--- START ---

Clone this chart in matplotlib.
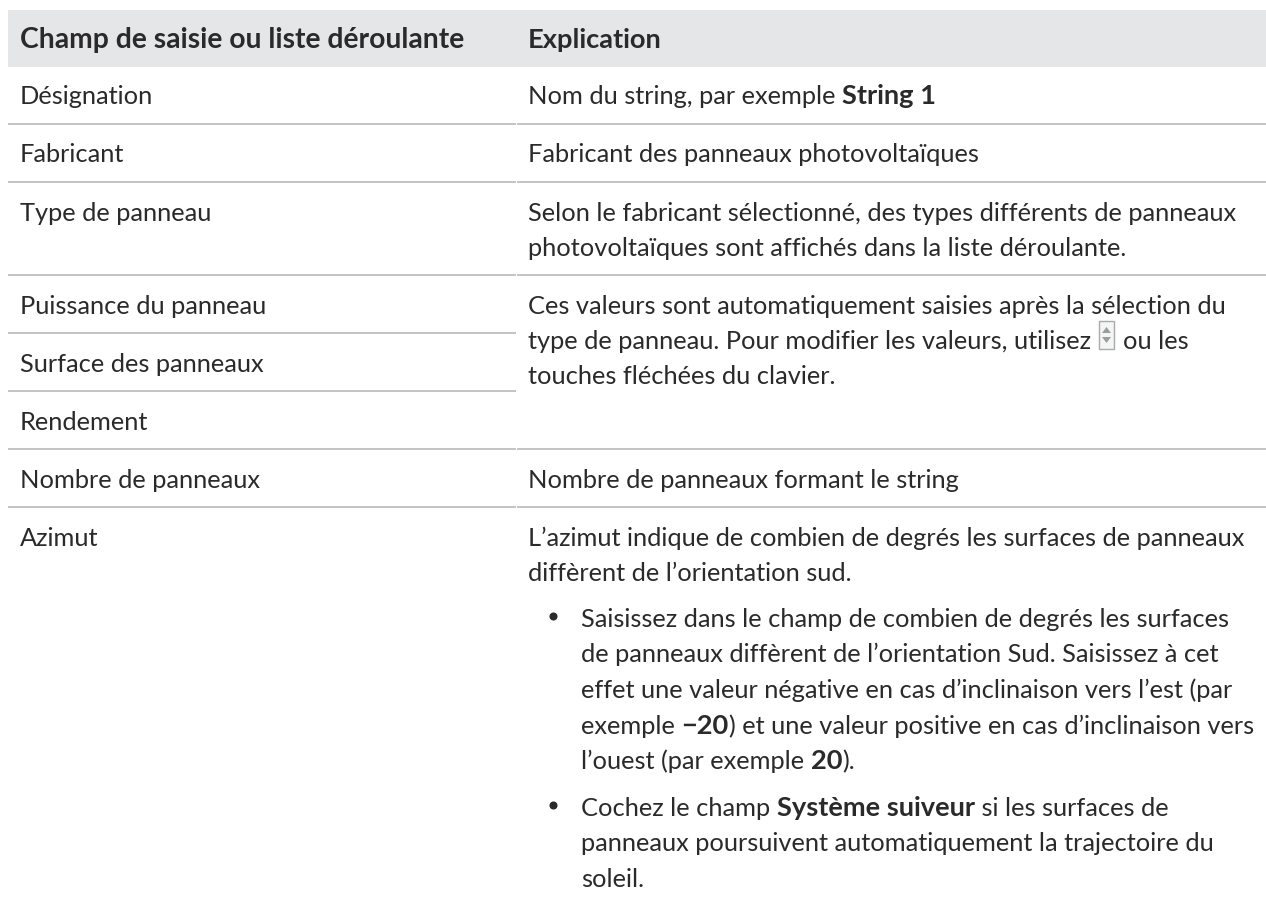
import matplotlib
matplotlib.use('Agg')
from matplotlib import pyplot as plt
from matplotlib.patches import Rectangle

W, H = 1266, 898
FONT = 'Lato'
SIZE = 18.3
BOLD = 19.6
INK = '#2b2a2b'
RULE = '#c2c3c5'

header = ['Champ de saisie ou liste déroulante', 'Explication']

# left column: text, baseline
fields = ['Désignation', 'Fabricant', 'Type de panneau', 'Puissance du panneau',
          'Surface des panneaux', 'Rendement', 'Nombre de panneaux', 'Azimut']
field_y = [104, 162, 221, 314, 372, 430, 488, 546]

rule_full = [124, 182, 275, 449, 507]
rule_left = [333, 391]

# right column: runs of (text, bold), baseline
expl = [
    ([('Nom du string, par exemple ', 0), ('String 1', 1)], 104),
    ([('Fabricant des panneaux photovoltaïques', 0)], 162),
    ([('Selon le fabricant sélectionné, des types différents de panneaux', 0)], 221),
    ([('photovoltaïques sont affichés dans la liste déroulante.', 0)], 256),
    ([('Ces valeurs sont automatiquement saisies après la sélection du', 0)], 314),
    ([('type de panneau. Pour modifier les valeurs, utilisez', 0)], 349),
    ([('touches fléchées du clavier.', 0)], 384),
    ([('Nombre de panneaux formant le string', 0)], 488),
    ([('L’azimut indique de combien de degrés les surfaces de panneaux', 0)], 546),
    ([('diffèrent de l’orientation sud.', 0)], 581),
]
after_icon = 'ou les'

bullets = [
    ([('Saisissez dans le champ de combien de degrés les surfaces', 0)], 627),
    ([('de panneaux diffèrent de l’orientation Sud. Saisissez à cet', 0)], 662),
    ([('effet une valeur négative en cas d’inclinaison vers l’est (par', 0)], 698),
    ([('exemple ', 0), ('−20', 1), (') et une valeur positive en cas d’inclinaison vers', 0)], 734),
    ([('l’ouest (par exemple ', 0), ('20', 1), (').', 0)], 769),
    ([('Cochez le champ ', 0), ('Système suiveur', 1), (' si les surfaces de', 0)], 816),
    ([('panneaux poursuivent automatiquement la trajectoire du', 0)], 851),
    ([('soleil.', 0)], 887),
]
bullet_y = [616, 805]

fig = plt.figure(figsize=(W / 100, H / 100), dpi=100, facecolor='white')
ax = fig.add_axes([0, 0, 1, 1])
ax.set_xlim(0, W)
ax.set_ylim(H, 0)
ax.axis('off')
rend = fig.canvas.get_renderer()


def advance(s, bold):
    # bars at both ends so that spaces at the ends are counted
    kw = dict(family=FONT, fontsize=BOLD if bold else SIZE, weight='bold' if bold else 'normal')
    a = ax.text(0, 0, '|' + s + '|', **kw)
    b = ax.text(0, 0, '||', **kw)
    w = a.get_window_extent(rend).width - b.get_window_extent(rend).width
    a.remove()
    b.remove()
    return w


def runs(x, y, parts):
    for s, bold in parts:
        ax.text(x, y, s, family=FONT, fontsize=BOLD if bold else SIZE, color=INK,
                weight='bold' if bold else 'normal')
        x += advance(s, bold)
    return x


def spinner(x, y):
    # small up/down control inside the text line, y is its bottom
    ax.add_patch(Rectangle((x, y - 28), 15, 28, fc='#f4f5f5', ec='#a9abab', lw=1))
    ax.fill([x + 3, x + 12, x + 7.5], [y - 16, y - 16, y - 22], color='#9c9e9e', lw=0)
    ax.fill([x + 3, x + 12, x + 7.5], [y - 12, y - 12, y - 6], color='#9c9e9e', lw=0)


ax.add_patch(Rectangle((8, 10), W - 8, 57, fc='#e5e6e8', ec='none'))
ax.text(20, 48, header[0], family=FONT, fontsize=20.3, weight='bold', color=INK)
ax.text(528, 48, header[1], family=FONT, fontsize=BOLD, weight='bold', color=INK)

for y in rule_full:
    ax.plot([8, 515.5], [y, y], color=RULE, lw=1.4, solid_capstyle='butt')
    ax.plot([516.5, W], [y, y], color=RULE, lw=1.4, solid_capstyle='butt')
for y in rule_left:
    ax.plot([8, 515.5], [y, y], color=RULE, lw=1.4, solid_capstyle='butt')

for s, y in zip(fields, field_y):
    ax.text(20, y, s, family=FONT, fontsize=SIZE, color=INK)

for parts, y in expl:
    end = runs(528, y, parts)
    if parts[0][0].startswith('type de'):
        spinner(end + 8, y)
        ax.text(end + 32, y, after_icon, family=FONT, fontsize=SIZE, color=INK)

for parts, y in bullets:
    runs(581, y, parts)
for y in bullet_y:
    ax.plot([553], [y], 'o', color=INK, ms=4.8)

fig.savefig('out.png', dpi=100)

--- END ---

DO THIS: Only lines belong in the copy: transcribe those from the start of the data through the line that contains "header = ['Champ", and skip the pictures.

COMPLETE RESPONSE:
Clone this chart in matplotlib.
import matplotlib
matplotlib.use('Agg')
from matplotlib import pyplot as plt
from matplotlib.patches import Rectangle

W, H = 1266, 898
FONT = 'Lato'
SIZE = 18.3
BOLD = 19.6
INK = '#2b2a2b'
RULE = '#c2c3c5'

header = ['Champ de saisie ou liste déroulante', 'Explication']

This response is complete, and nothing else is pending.